Wed | Dec 18, 2024

Record response to JOA coaching course

Published:Tuesday | March 9, 2021 | 12:16 AM
Jamaica Olympic Association (JOA) President Christopher Samuda (left) speaks with JOA Secretary General and CEO Ryan Foster.
Jamaica Olympic Association (JOA) President Christopher Samuda (left) speaks with JOA Secretary General and CEO Ryan Foster.

A record number of coaches across the spectrum of sport have responded to the call of the Jamaica Olympic Association (JOA) in respect of a high level coaches’ course, which will be delivered by Panam Sports in partnership with the Canadian Coaching Association.

Over 70 stakeholders have registered their commitment to pursue the course, which will cover coaching philosophy and leadership, advanced performance planning, energy systems and physiology, strength and conditioning, sports psychology, advanced injury prevention and recovery strategies and high performance analysis.

The call by JOA is in keeping with its developmental strategies, of which education and training are critical elements. In a communique to member federations and stakeholders concerning the course, JOA President Christopher Samuda made it clear that the game plan of the governing body is “to build capacity for today’s feats and tomorrow’s legacies”.

The course is part of a suite of educational courses that the apex body is continuing to make accessible to stakeholders and supports the advanced sports management course (ASMC) which the JOA will, for the first time in its history, make available to a cohort in the diaspora.

There has never been a response of this magnitude by the sporting fraternity to any of its coaching initiatives.

In applauding the tremendous response to the coaches’ course and the ASMC – which continues to be oversubscribed – JOA Secretary General and CEO Ryan Foster said: “Our members and stakeholders have not only seized the JOA’s vision of the value of education and training, but have embraced the known principle that an investment in education pays the best dividends in your working life, and is your pension in your twilight years.”

The national association for Olympic and non-Olympic sports is committed to creating and investing in lifelong skills and knowledge-based and technically equipped stakeholders.

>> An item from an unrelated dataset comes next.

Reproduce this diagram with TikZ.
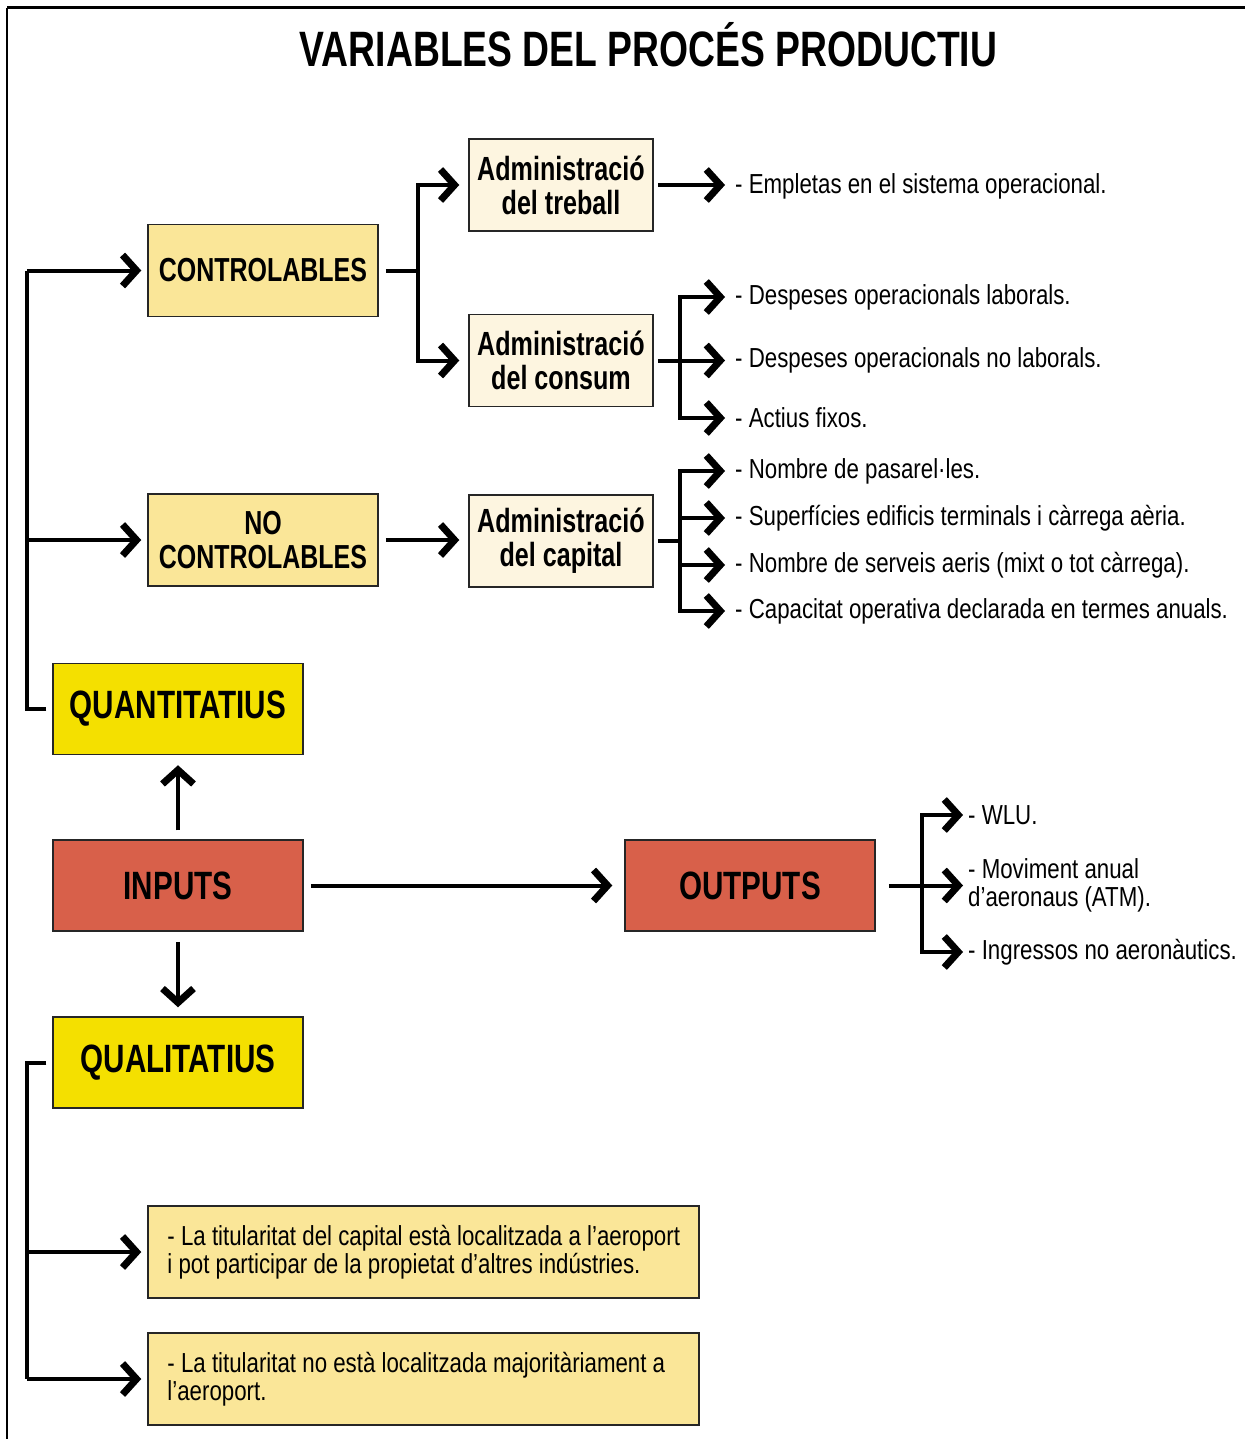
\documentclass[tikz,border=0pt]{standalone}
\usepackage{fontspec}
\setmainfont{Liberation Sans}
\newfontfamily\condfont[FakeStretch=0.81]{Liberation Sans}
\newfontfamily\boldcond[FakeStretch=0.75]{Liberation Sans Bold}
\usetikzlibrary{arrows.meta}

\definecolor{paleyel}{HTML}{FAE698}
\definecolor{cream}{HTML}{FDF5E0}
\definecolor{brightyel}{HTML}{F4E000}
\definecolor{brick}{HTML}{D8604A}

\tikzset{
  box/.style={draw=black!85, line width=1.5pt, rectangle, inner sep=0pt,
              align=center, font=\boldcond\fontsize{33.3}{34}\selectfont},
  admbox/.style={box, fill=cream, minimum width=184pt, minimum height=92pt,
              font=\boldcond\fontsize{33.5}{34}\selectfont},
  varbox/.style={box, fill=paleyel, minimum width=230pt, minimum height=92pt},
  bigbox/.style={box, minimum width=250pt, minimum height=91pt,
              font=\boldcond\fontsize{39.5}{40}\selectfont},
  notebox/.style={draw=black!85, line width=1.5pt, fill=paleyel,
              minimum width=551pt, minimum height=92pt, inner sep=0pt},
  lbl/.style={anchor=west, inner sep=0pt, align=left,
              font=\condfont\fontsize{27.5}{28}\selectfont},
  ln/.style={line width=4pt},
  arr/.style={line width=4pt,
              -{Straight Barb[length=14pt,width=31pt,line width=7pt]}},
}

\begin{document}
\begin{tikzpicture}[x=1pt, y=-1pt]
\useasboundingbox (0,0) rectangle (1245,1439);

% frame
\draw[line width=3pt] (7,8) -- (1245,8);
\draw[line width=2pt] (7,8) -- (7,1439);

% title
\node[anchor=base, inner sep=0pt] (title) at (648.5,67)
  {\boldcond\fontsize{49.7}{50}\selectfont VARIABLES DEL PROCÉS PRODUCTIU};

% main boxes
\node[varbox] (ctrl)   at (263,270.5) {CONTROLABLES};
\node[varbox] (noctrl) at (263,540)   {NO\\CONTROLABLES};
\node[admbox] (treb)   at (561,185)   {Administració\\del treball};
\node[admbox] (cons)   at (561,360.5) {Administració\\del consum};
\node[admbox] (capi)   at (561,541)   {Administració\\del capital};
\node[bigbox, fill=brightyel] (quant) at (178,709)    {QUANTITATIUS};
\node[bigbox, fill=brick]     (inp)   at (178,885.5)  {INPUTS};
\node[bigbox, fill=brick]     (outp)  at (750,885.5)  {OUTPUTS};
\node[bigbox, fill=brightyel] (qual)  at (178,1062.5) {QUALITATIUS};
\node[notebox] (b1) at (423.5,1252) {};
\node[notebox] (b2) at (423.5,1379) {};
\node[lbl] (b1t) at ([xshift=20pt]b1.west)
  {- La titularitat del capital està localitzada a l’aeroport\\i pot participar de la propietat d’altres indústries.};
\node[lbl] (b2t) at ([xshift=20pt]b2.west)
  {- La titularitat no està localitzada majoritàriament a\\l’aeroport.};

% item labels
\node[lbl] (t1) at (735,186) {- Empletas en el sistema operacional.};
\node[lbl] (c1) at (735,297) {- Despeses operacionals laborals.};
\node[lbl] (c2) at (735,360.5) {- Despeses operacionals no laborals.};
\node[lbl] (c3) at (735,418) {- Actius fixos.};
\node[lbl] (k1) at (735,471) {- Nombre de pasarel·les.};
\node[lbl] (k2) at (735,518) {- Superfícies edificis terminals i càrrega aèria.};
\node[lbl] (k3) at (735,565) {- Nombre de serveis aeris (mixt o tot càrrega).};
\node[lbl] (k4) at (735,611) {- Capacitat operativa declarada en termes anuals.};
\node[lbl] (o1) at (968,815) {- WLU.};
\node[lbl] (o2) at (968,885.5) {- Moviment anual\\d’aeronaus (ATM).};
\node[lbl] (o3) at (968,952) {- Ingressos no aeronàutics.};

% branch points
\coordinate (tq) at (27,270.5);
\coordinate (ta) at (418,269);
\coordinate (tc) at (680,360);
\coordinate (to) at (922,885.5);

% quantitative trunk
\draw[ln] ([xshift=-6pt]quant.west) -- (quant.west -| tq) -- (tq);
\draw[arr, shorten >=6pt] (tq) -- (ctrl.west);
\draw[arr, shorten >=6pt] (noctrl.west -| tq) -- (noctrl.west);

% controllable branch
\draw[ln] ([xshift=7pt]ctrl.east) -- (ctrl.east -| ta);
\draw[arr, shorten >=9pt] (ta |- cons.west) -- (ta |- treb.west) -- (treb.west);
\draw[arr, shorten >=9pt] (ta |- treb.west) -- (ta |- cons.west) -- (cons.west);
\draw[arr, shorten >=10pt] ([xshift=4pt]treb.east) -- (treb.east -| t1.west);

% consumption branch
\draw[arr, shorten >=10pt] (tc |- c3.west) -- (tc |- c1.west) -- (c1.west);
\draw[arr, shorten >=10pt] (tc |- c1.west) -- (tc |- c3.west) -- (c3.west);
\draw[arr, shorten >=10pt] ([xshift=4pt]cons.east) -- (c2.west);

% non-controllable branch
\draw[arr, shorten >=9pt] ([xshift=7pt]noctrl.east) -- (noctrl.east -| capi.west);
\draw[ln] ([xshift=4pt]capi.east) -- (capi.east -| tc);
\draw[arr, shorten >=10pt] (tc |- k4.west) -- (tc |- k1.west) -- (k1.west);
\draw[arr, shorten >=10pt] (tc |- k2.west) -- (k2.west);
\draw[arr, shorten >=10pt] (tc |- k3.west) -- (k3.west);
\draw[arr, shorten >=10pt] (tc |- k1.west) -- (tc |- k4.west) -- (k4.west);

% inputs
\draw[arr, shorten >=10pt] ([yshift=9pt]inp.north) -- (quant.south);
\draw[arr, shorten >=9pt] ([yshift=-10pt]inp.south) -- (qual.north);
\draw[arr, shorten >=12pt] ([xshift=7pt]inp.east) -- (outp.west);

% outputs branch
\draw[arr, shorten >=5pt] (to |- o3.west) -- (to |- o1.west) -- (o1.west);
\draw[arr, shorten >=5pt] ([xshift=13pt]outp.east) -- (o2.west);
\draw[arr, shorten >=5pt] (to |- o1.west) -- (to |- o3.west) -- (o3.west);

% qualitative trunk
\draw[ln] ([xshift=-6pt]qual.west) -- (qual.west -| tq) -- (tq |- b2.west);
\draw[arr, shorten >=6pt] (tq |- b1.west) -- (b1.west);
\draw[arr, shorten >=6pt] (tq |- b2.west) -- (b2.west);
\end{tikzpicture}
\end{document}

Samuda, in commenting on the strategic direction of JOA, stated: “The creation of a sport industry demands a physical and socio-economic infrastructure that is based on viable investments in the human capital and not on handouts, for the latter creates dependency, while the former promotes independence and mastery.”

Mastery, in the various disciplines of sport, is the business of the JOA, which quite recently also made two calls for opportunities in pursuing master’s degrees. The master of arts, a postgraduate degree in sports, ethics and integrity, and the master of sport administration, a postgraduate degree in organisational management, sport marketing and research, are both tenable at international universities.

They will inaugurate an initiative, which the JOA has branded ‘Olympic EduPower’, that will provide master’s and doctoral educational opportunities for members and stakeholders in empowering them.

“If sport is to become a sustainable business, then the mind must first have and make an educated appointment with destiny, which the body will then be conditioned to keep it,” said Samuda.

Reflecting on Foster’s comment last month when announcing the JOA’s pioneering internship programme, Samuda said it “is all about self-actualisation and a personal call to own your future in sport”.

The internship programme is currently under way at Olympic Manor, the headquarters of the JOA.

The JOA will create Olympic history locally, and arguably globally, when later this year it makes its internship programme available to Jamaicans in the diaspora. It will also, in the second quarter of this year, through its educational ‘Stamina’ forum series and in collaboration with international federations, roll out customised courses for administrators and coaches as part of its investment in education.